-------- COLLECTED DATA

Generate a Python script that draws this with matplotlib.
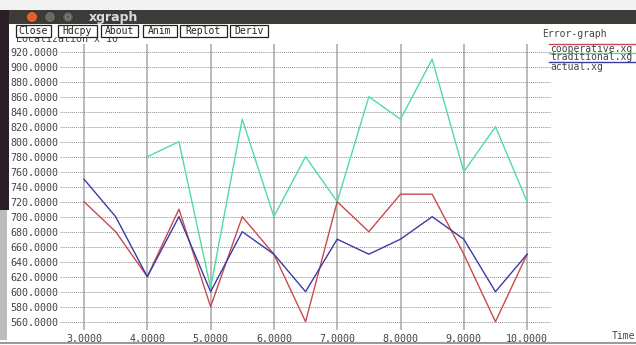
import matplotlib
matplotlib.use("Agg")
import matplotlib.pyplot as plt
from matplotlib.patches import Rectangle, Ellipse
from matplotlib.lines import Line2D

W, H = 636, 345

# ---- data ----
x_vals = [3.0, 3.5, 4.0, 4.5, 5.0, 5.5, 6.0, 6.5, 7.0, 7.5, 8.0, 8.5, 9.0, 9.5, 10.0]
cooperative = [720, 680, 620, 710, 580, 700, 650, 560, 720, 680, 730, 730, 650, 560, 650]
actual = [750, 700, 620, 700, 600, 680, 650, 600, 670, 650, 670, 700, 670, 600, 650]
trad_x = [4.0, 4.5, 5.0, 5.5, 6.0, 6.5, 7.0, 7.5, 8.0, 8.5, 9.0, 9.5, 10.0]
traditional = [780, 800, 605, 830, 700, 780, 720, 860, 830, 910, 760, 820, 720]
x_ticks = [3, 4, 5, 6, 7, 8, 9, 10]
x_tick_labels = ["3.0000", "4.0000", "5.0000", "6.0000", "7.0000", "8.0000", "9.0000", "10.0000"]
y_ticks = list(range(560, 921, 20))
y_tick_labels = ["%d.0000" % v for v in y_ticks]
legend_names = ["cooperative.xg", "traditional.xg", "actual.xg"]
buttons = ["Close", "Hdcpy", "About", "Anim", "Replot", "Deriv"]

MONO = "DejaVu Sans Mono"
C_RED = "#c84a50"
C_GREEN = "#4edca4"
C_BLUE = "#3c3ca4"
TXT = "#444444"


def fx(px):
    return px / W


def fy(py):
    return 1 - py / H


fig = plt.figure(figsize=(W / 100, H / 100), dpi=100)
fig.patch.set_facecolor("white")

# axes in pixel placement
ax_l, ax_r, ax_t, ax_b = 60, 551, 44, 330
ax = fig.add_axes([fx(ax_l), fy(ax_b), (ax_r - ax_l) / W, (ax_b - ax_t) / H])
ax.set_facecolor("white")


# pixel mapping: x=3 at 84px, 63.3 px/unit ; y=920 at 51.7px, 15px per 20
def xval(px):
    return 3 + (px - 84) / 63.3


def yval(py):
    return 920 - (py - 51.7) * 20 / 15


ax.set_xlim(xval(ax_l), xval(ax_r))
ax.set_ylim(yval(ax_b), yval(ax_t))
for s in ax.spines.values():
    s.set_visible(False)

ax.set_xticks(x_ticks)
ax.set_xticklabels(x_tick_labels, fontfamily=MONO, fontsize=7.2, color=TXT)
ax.set_yticks(y_ticks)
ax.set_yticklabels(y_tick_labels, fontfamily=MONO, fontsize=7.2, color=TXT)
ax.tick_params(axis="both", length=0)
ax.tick_params(axis="y", pad=1.5)
ax.tick_params(axis="x", pad=3)

ax.grid(axis="x", color="#b4b4b4", linewidth=1.3, linestyle="-")
ax.grid(axis="y", color="#909090", linewidth=0.7, linestyle=(0, (1, 1)))
ax.set_axisbelow(True)

ax.plot(trad_x, traditional, color=C_GREEN, linewidth=1.0, zorder=3)
ax.plot(x_vals, cooperative, color=C_RED, linewidth=1.0, zorder=4)
ax.plot(x_vals, actual, color=C_BLUE, linewidth=1.0, zorder=5)

# ---- window chrome ----
# title bar
fig.patches.append(Rectangle((fx(0), fy(24)), 1, (24 - 10) / H, transform=fig.transFigure,
                             facecolor="#3c3b37", edgecolor="none", zorder=2))
fig.patches.append(Rectangle((fx(0), fy(10)), 1, 10 / H, transform=fig.transFigure,
                             facecolor="#f2f2f2", edgecolor="none", zorder=2))
for cx, col in [(32, "#e0602e"), (50, "#6a6964"), (68, "#5c5b57")]:
    fig.patches.append(Ellipse((fx(cx), fy(17)), 11 / W, 11 / H, transform=fig.transFigure,
                               facecolor=col, edgecolor="#2a2a28", linewidth=0.5, zorder=3))
fig.patches.append(Ellipse((fx(68), fy(17)), 5 / W, 5 / H, transform=fig.transFigure,
                           facecolor="none", edgecolor="#8a8984", linewidth=0.8, zorder=4))
fig.text(fx(89), fy(17), "xgraph", fontsize=9, fontweight="bold", color="#dcdcdc",
         ha="left", va="center", zorder=4)

# localization label (partly hidden by buttons)
fig.text(fx(16), fy(39.5), "Localization x 10", fontfamily=MONO, fontsize=7.2,
         color=TXT, ha="left", va="center", zorder=1)
fig.patches.append(Rectangle((fx(0), fy(37)), 1, 13 / H, transform=fig.transFigure,
                             facecolor="white", edgecolor="none", zorder=2))

# buttons
bx = [(16, 51), (58, 97), (101, 138), (143, 177), (180, 227), (230, 268)]
for (x0, x1), name in zip(bx, buttons):
    fig.patches.append(Rectangle((fx(x0), fy(37)), (x1 - x0) / W, 12 / H, transform=fig.transFigure,
                                 facecolor="white", edgecolor="#222222", linewidth=0.9, zorder=3))
    fig.text(fx((x0 + x1) / 2), fy(31), name, fontfamily=MONO, fontsize=7, color="#222222",
             ha="center", va="center", zorder=4)

# left dark strip
fig.patches.append(Rectangle((fx(0), fy(210)), 9 / W, 200 / H, transform=fig.transFigure,
                             facecolor="#2b1e26", edgecolor="none", zorder=2))
fig.patches.append(Rectangle((fx(0), fy(340)), 7 / W, 130 / H, transform=fig.transFigure,
                             facecolor="#bcbcbc", edgecolor="none", zorder=2))
# bottom border
fig.lines.append(Line2D([0, 1], [fy(343), fy(343)], transform=fig.transFigure,
                        color="#9a9a9a", linewidth=1.5, zorder=2))

# legend / titles
fig.text(fx(542), fy(34), "Error-graph", fontfamily=MONO, fontsize=7, color=TXT,
         ha="left", va="center")
for i, (name, col) in enumerate(zip(legend_names, [C_RED, C_GREEN, C_BLUE])):
    yl = 44 + 9 * i
    fig.lines.append(Line2D([fx(549), 1], [fy(yl), fy(yl)], transform=fig.transFigure,
                            color=col, linewidth=1.0))
    fig.text(fx(550), fy(yl + 4.5), name, fontfamily=MONO, fontsize=7, color=TXT,
             ha="left", va="center")
fig.text(fx(612), fy(336), "Time", fontfamily=MONO, fontsize=7, color=TXT,
         ha="left", va="center")

fig.savefig("out.png", dpi=100)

----------------

WHAT IS ASKED – Return the material word for word. Pictures are not part of the copy.

EXPECTED OUTPUT –
Generate a Python script that draws this with matplotlib.
import matplotlib
matplotlib.use("Agg")
import matplotlib.pyplot as plt
from matplotlib.patches import Rectangle, Ellipse
from matplotlib.lines import Line2D

W, H = 636, 345

# ---- data ----
x_vals = [3.0, 3.5, 4.0, 4.5, 5.0, 5.5, 6.0, 6.5, 7.0, 7.5, 8.0, 8.5, 9.0, 9.5, 10.0]
cooperative = [720, 680, 620, 710, 580, 700, 650, 560, 720, 680, 730, 730, 650, 560, 650]
actual = [750, 700, 620, 700, 600, 680, 650, 600, 670, 650, 670, 700, 670, 600, 650]
trad_x = [4.0, 4.5, 5.0, 5.5, 6.0, 6.5, 7.0, 7.5, 8.0, 8.5, 9.0, 9.5, 10.0]
traditional = [780, 800, 605, 830, 700, 780, 720, 860, 830, 910, 760, 820, 720]
x_ticks = [3, 4, 5, 6, 7, 8, 9, 10]
x_tick_labels = ["3.0000", "4.0000", "5.0000", "6.0000", "7.0000", "8.0000", "9.0000", "10.0000"]
y_ticks = list(range(560, 921, 20))
y_tick_labels = ["%d.0000" % v for v in y_ticks]
legend_names = ["cooperative.xg", "traditional.xg", "actual.xg"]
buttons = ["Close", "Hdcpy", "About", "Anim", "Replot", "Deriv"]

MONO = "DejaVu Sans Mono"
C_RED = "#c84a50"
C_GREEN = "#4edca4"
C_BLUE = "#3c3ca4"
TXT = "#444444"


def fx(px):
    return px / W


def fy(py):
    return 1 - py / H


fig = plt.figure(figsize=(W / 100, H / 100), dpi=100)
fig.patch.set_facecolor("white")

# axes in pixel placement
ax_l, ax_r, ax_t, ax_b = 60, 551, 44, 330
ax = fig.add_axes([fx(ax_l), fy(ax_b), (ax_r - ax_l) / W, (ax_b - ax_t) / H])
ax.set_facecolor("white")


# pixel mapping: x=3 at 84px, 63.3 px/unit ; y=920 at 51.7px, 15px per 20
def xval(px):
    return 3 + (px - 84) / 63.3


def yval(py):
    return 920 - (py - 51.7) * 20 / 15


ax.set_xlim(xval(ax_l), xval(ax_r))
ax.set_ylim(yval(ax_b), yval(ax_t))
for s in ax.spines.values():
    s.set_visible(False)

ax.set_xticks(x_ticks)
ax.set_xticklabels(x_tick_labels, fontfamily=MONO, fontsize=7.2, color=TXT)
ax.set_yticks(y_ticks)
ax.set_yticklabels(y_tick_labels, fontfamily=MONO, fontsize=7.2, color=TXT)
ax.tick_params(axis="both", length=0)
ax.tick_params(axis="y", pad=1.5)
ax.tick_params(axis="x", pad=3)

ax.grid(axis="x", color="#b4b4b4", linewidth=1.3, linestyle="-")
ax.grid(axis="y", color="#909090", linewidth=0.7, linestyle=(0, (1, 1)))
ax.set_axisbelow(True)

ax.plot(trad_x, traditional, color=C_GREEN, linewidth=1.0, zorder=3)
ax.plot(x_vals, cooperative, color=C_RED, linewidth=1.0, zorder=4)
ax.plot(x_vals, actual, color=C_BLUE, linewidth=1.0, zorder=5)

# ---- window chrome ----
# title bar
fig.patches.append(Rectangle((fx(0), fy(24)), 1, (24 - 10) / H, transform=fig.transFigure,
                             facecolor="#3c3b37", edgecolor="none", zorder=2))
fig.patches.append(Rectangle((fx(0), fy(10)), 1, 10 / H, transform=fig.transFigure,
                             facecolor="#f2f2f2", edgecolor="none", zorder=2))
for cx, col in [(32, "#e0602e"), (50, "#6a6964"), (68, "#5c5b57")]:
    fig.patches.append(Ellipse((fx(cx), fy(17)), 11 / W, 11 / H, transform=fig.transFigure,
                               facecolor=col, edgecolor="#2a2a28", linewidth=0.5, zorder=3))
fig.patches.append(Ellipse((fx(68), fy(17)), 5 / W, 5 / H, transform=fig.transFigure,
                           facecolor="none", edgecolor="#8a8984", linewidth=0.8, zorder=4))
fig.text(fx(89), fy(17), "xgraph", fontsize=9, fontweight="bold", color="#dcdcdc",
         ha="left", va="center", zorder=4)

# localization label (partly hidden by buttons)
fig.text(fx(16), fy(39.5), "Localization x 10", fontfamily=MONO, fontsize=7.2,
         color=TXT, ha="left", va="center", zorder=1)
fig.patches.append(Rectangle((fx(0), fy(37)), 1, 13 / H, transform=fig.transFigure,
                             facecolor="white", edgecolor="none", zorder=2))

# buttons
bx = [(16, 51), (58, 97), (101, 138), (143, 177), (180, 227), (230, 268)]
for (x0, x1), name in zip(bx, buttons):
    fig.patches.append(Rectangle((fx(x0), fy(37)), (x1 - x0) / W, 12 / H, transform=fig.transFigure,
                                 facecolor="white", edgecolor="#222222", linewidth=0.9, zorder=3))
    fig.text(fx((x0 + x1) / 2), fy(31), name, fontfamily=MONO, fontsize=7, color="#222222",
             ha="center", va="center", zorder=4)

# left dark strip
fig.patches.append(Rectangle((fx(0), fy(210)), 9 / W, 200 / H, transform=fig.transFigure,
                             facecolor="#2b1e26", edgecolor="none", zorder=2))
fig.patches.append(Rectangle((fx(0), fy(340)), 7 / W, 130 / H, transform=fig.transFigure,
                             facecolor="#bcbcbc", edgecolor="none", zorder=2))
# bottom border
fig.lines.append(Line2D([0, 1], [fy(343), fy(343)], transform=fig.transFigure,
                        color="#9a9a9a", linewidth=1.5, zorder=2))

# legend / titles
fig.text(fx(542), fy(34), "Error-graph", fontfamily=MONO, fontsize=7, color=TXT,
         ha="left", va="center")
for i, (name, col) in enumerate(zip(legend_names, [C_RED, C_GREEN, C_BLUE])):
    yl = 44 + 9 * i
    fig.lines.append(Line2D([fx(549), 1], [fy(yl), fy(yl)], transform=fig.transFigure,
                            color=col, linewidth=1.0))
    fig.text(fx(550), fy(yl + 4.5), name, fontfamily=MONO, fontsize=7, color=TXT,
             ha="left", va="center")
fig.text(fx(612), fy(336), "Time", fontfamily=MONO, fontsize=7, color=TXT,
         ha="left", va="center")

fig.savefig("out.png", dpi=100)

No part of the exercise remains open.